Menag Yaqut mengeluarkan surat edaran nomor 5 Tahun 2022 tentang Pedoman Penggunaan Pengeras Suara di Masjid dan Musala. 'Upaya meningkatkan ketenteraman, ketertiban, dan keharmonisan antarwarga', demikian penjelasan pak Menag.
Kontroversi terhadap pengaturan pengeras suara sudah lama terjadi, dan tetap saja akhirnya instruksi tersebut tidak pernah dipatuhi.
Alih-alih dipatuhi kaum Muslimin, surat edaran itu malah menuai kegaduhan. Apalagi ditambah dengan pernyataan pak Menag, saat ditanya wartawan, yang menganalogikan suara adzan dengan suara anjing.
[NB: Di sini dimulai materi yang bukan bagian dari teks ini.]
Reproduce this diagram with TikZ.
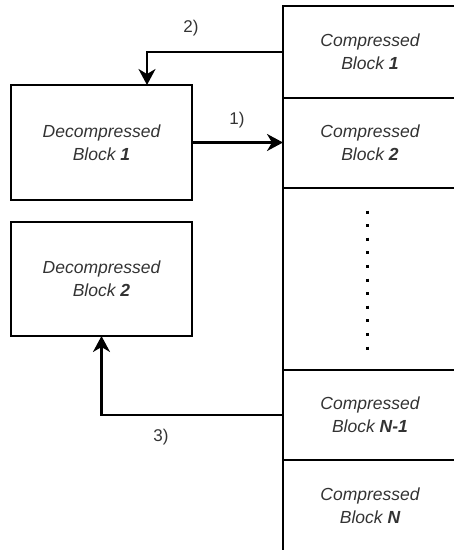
\documentclass[tikz,border=0pt]{standalone}
\usepackage{fontspec}
\setmainfont{Liberation Sans}
\usetikzlibrary{positioning,arrows.meta}

\begin{document}
\begin{tikzpicture}[x=1pt, y=-1pt, node distance=0pt, thick]
    % Styles
    \tikzstyle{dblock} = [rectangle, draw, line width=1.2pt, minimum width=181pt, minimum height=115pt, inner sep=0pt, outer sep=0pt, align=center, font=\fontsize{17.5}{23}\selectfont\itshape, text=black!80]
    \tikzstyle{cblock} = [rectangle, draw, line width=1.2pt, minimum width=174pt, minimum height=90pt, inner sep=0pt, outer sep=0pt, align=center, font=\fontsize{17.5}{23}\selectfont\itshape, text=black!80]
    \tikzstyle{arrow} = [-{Stealth[length=16pt, width=17pt, inset=5pt]}, line width=2.2pt]
    \tikzstyle{steplabel} = [font=\fontsize{17}{20}\selectfont, text=black!80, inner sep=0pt]

    \useasboundingbox (0,0) rectangle (454,550);
    \clip (0,0) rectangle (454,550);

    % Compressed column
    \node [cblock, minimum height=92pt] (c1) at (370,52) {Compressed\\Block \textbf{1}};
    \node [cblock, below=of c1] (c2) {Compressed\\Block \textbf{2}};
    \node [cblock, below=of c2, minimum height=182pt] (cdots) {};
    \node [cblock, below=of cdots] (cn1) {Compressed\\Block \textbf{N-1}};
    \node [cblock, below=of cn1, minimum height=92pt] (cn) {Compressed\\Block \textbf{N}};
    \draw [line width=3pt, dash pattern=on 3pt off 10.6pt] ([xshift=-3pt, yshift=-22.5pt]cdots.north) -- ([xshift=-3pt, yshift=20.5pt]cdots.south);

    % Decompressed blocks
    \node [dblock] (d1) at (101.5,142.5) {Decompressed\\Block \textbf{1}};
    \node [dblock, minimum height=114pt] (d2) at (101.5,279) {Decompressed\\Block \textbf{2}};

    % Steps
    \draw [arrow] (d1.east) -- (d1.east -| c2.west);
    \draw [arrow] (c1.west) -| ([xshift=45.5pt]d1.north);
    \draw [arrow] (cn1.west) -| (d2.south);

    % Labels
    \node [steplabel] (l1) at (237,120) {1)};
    \node [steplabel] (l2) at (191,28) {2)};
    \node [steplabel] (l3) at (161,437) {3)};
\end{tikzpicture}
\end{document}
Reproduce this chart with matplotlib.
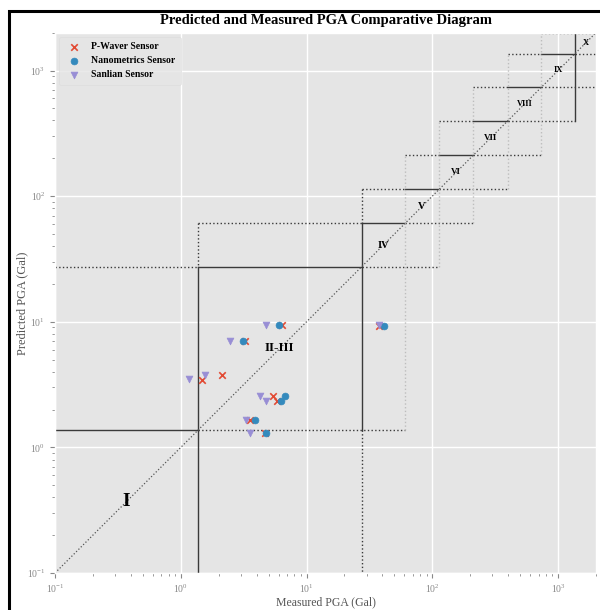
import matplotlib
matplotlib.use('Agg')
import matplotlib.pyplot as plt
from matplotlib.patches import Rectangle

plt.style.use('ggplot')
plt.rcParams['font.family'] = ['Liberation Serif', 'DejaVu Serif']
plt.rcParams['mathtext.fontset'] = 'stix'

# PGA thresholds between intensity boxes (Gal)
thresholds = [1.37, 27.4, 60.6, 113, 211, 397, 733, 1365]
axis_min, axis_max = 0.1, 2000
box_labels = ['I', 'II-III', 'IV', 'V', 'VI', 'VII', 'VIII', 'IX', 'X']
label_sizes = [14, 9.5, 7.5, 7.5, 6.5, 6.5, 6, 6, 6]

# sensor readings: measured vs predicted PGA (Gal)
pwave_meas = [6.43, 3.25, 1.48, 2.13, 5.39, 5.80, 3.56, 4.66, 37.6]
pwave_pred = [9.5, 7.06, 3.46, 3.79, 2.55, 2.34, 1.64, 1.31, 9.23]
nano_meas = [6.09, 3.11, 6.76, 6.25, 3.92, 4.74, 41.2]
nano_pred = [9.5, 7.06, 2.55, 2.32, 1.64, 1.31, 9.23]
sanlian_meas = [4.77, 2.48, 1.16, 1.55, 4.30, 4.77, 3.31, 3.52, 37.6]
sanlian_pred = [9.5, 7.06, 3.48, 3.79, 2.56, 2.34, 1.65, 1.31, 9.35]

fig = plt.figure(figsize=(6, 6.1), dpi=100, facecolor='white')
ax = fig.add_axes([0.0917, 0.0607, 0.9016, 0.8857])
ax.set_xscale('log')
ax.set_yscale('log')
ax.set_xlim(axis_min, axis_max)
ax.set_ylim(axis_min, axis_max)

dark = '#3a3a3a'
faint = '#bdbdbd'


def edge(i):
    if i < 0:
        return axis_min
    if i >= len(thresholds):
        return axis_max
    return thresholds[i]


def hseg(y, x0, x1, style, color=dark):
    if x1 > x0:
        ax.plot([x0, x1], [y, y], linestyle=style, color=color, lw=1.0, zorder=2)


def vseg(x, y0, y1, style, color=dark):
    if y1 != y0:
        ax.plot([x, x], [y0, y1], linestyle=style, color=color, lw=1.0, zorder=2)


# horizontal boundaries
for k, t in enumerate(thresholds):
    hseg(t, edge(k - 2), edge(k - 1), ':')
    hseg(t, edge(k - 1), edge(k), '-')
    hseg(t, edge(k), edge(k + 2), ':')
hseg(axis_max * 0.995, thresholds[6], axis_max, ':')

# vertical boundaries
vseg(thresholds[0], thresholds[2], thresholds[1], ':')
vseg(thresholds[0], thresholds[1], axis_min, '-')
vseg(thresholds[1], thresholds[3], thresholds[2], ':')
vseg(thresholds[1], thresholds[2], thresholds[0], '-')
vseg(thresholds[1], thresholds[0], axis_min, ':')
for k in range(2, 7):
    vseg(thresholds[k], edge(k - 2), edge(k + 2), ':', faint)
vseg(thresholds[7], thresholds[5], axis_max, '-')

# 1:1 line
ax.plot([axis_min, axis_max], [axis_min, axis_max], linestyle=':', color='#555555', lw=0.9, zorder=2)

# box labels at geometric centre of each box
bounds = [axis_min] + thresholds + [axis_max]
for i, lab in enumerate(box_labels):
    c = (bounds[i] * bounds[i + 1]) ** 0.5
    ax.text(c, c, lab, ha='center', va='center', fontsize=label_sizes[i],
            fontweight='bold', color='black', zorder=4)

ax.scatter(pwave_meas, pwave_pred, marker='x', color='#E24A33', s=22, lw=1.2,
           label='P-Waver Sensor', zorder=5)
ax.scatter(nano_meas, nano_pred, marker='o', color='#348ABD', s=24,
           label='Nanometrics Sensor', zorder=5)
ax.scatter(sanlian_meas, sanlian_pred, marker='v', color='#988ED5', s=24,
           label='Sanlian Sensor', zorder=5)

ax.grid(True, which='major', color='white', lw=1.0)
ax.set_axisbelow(True)
ax.tick_params(axis='both', which='both', labelsize=7, colors='#888888')

ax.set_title('Predicted and Measured PGA Comparative Diagram', fontsize=10.5,
             fontweight='bold', color='black', pad=6)
ax.set_xlabel('Measured PGA (Gal)', fontsize=8.5, color='#555555')
ax.set_ylabel('Predicted PGA (Gal)', fontsize=9, color='#555555')
ax.xaxis.set_label_coords(0.5, -0.043)
ax.yaxis.set_label_coords(-0.05, 0.5)

leg = ax.legend(loc='upper left', prop={'weight': 'bold', 'size': 7},
                frameon=True, borderpad=0.6, handletextpad=0.7, labelspacing=0.5,
                borderaxespad=0.4)
leg.get_frame().set_facecolor('#e5e5e5')
leg.get_frame().set_edgecolor('#dcdcdc')

# black frame around the figure (cropped picture)
fig.patches.append(Rectangle((9 / 600, -0.2), 1.2, 1.2 - 10.5 / 610,
                             transform=fig.transFigure, fill=False,
                             edgecolor='black', lw=2.2, clip_on=False))

fig.savefig('out.png', dpi=100, facecolor='white')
Saya curiga pak Menag tidak musyawarah sebelum mengeluarkan surat edaran itu. Karena saya melihat pak Menag malah melakukan blunder.
Blundernya di mana?
Begini, sepengetahuan saya, masjid-masjid yang sering menggunakan pengeras suara, selain untuk adzan, adalah masjid-masjid yang jamaahnya berlatang belakang NU (Nahdhatul Ulama), Ormas dimana pak Menang bernaung.
Secara umum, ormas Islam yang besar di Indonesia itu ada NU, Muhammadiyah, Persis (Persatuan Islam), Al-Irsyad, dan PUI (Persatuan Umat Islam). Namun, sekali lagi, sepengetahuan saya, selain NU, ormas-ormas Islam itu tidak pernah atau jarang menggunakan pengeras suara masjidnya selain untuk adzan.
Sementara di masjid-masjid NU, selain adzan, beberapa aktivitas lain seringnya menggunakan pengeras suara, seperti sholawat, atau bacaan lain antara adzan dan iqomat. Di lingkungan saya disebutnya 'pupujian'. Begitupun bacaan-bacaan menjelang adzan, walaupun biasanya anak-anak yang membacanya. Dan ini sesuatu yang sudah melekat kuat menjadi sebuah keharusan.
Sedangkan masjid-masjid yang basis jamaahnya Muhammadiyah atau Persis tidak pernah menggunakan pengeras suara selain untuk adzan.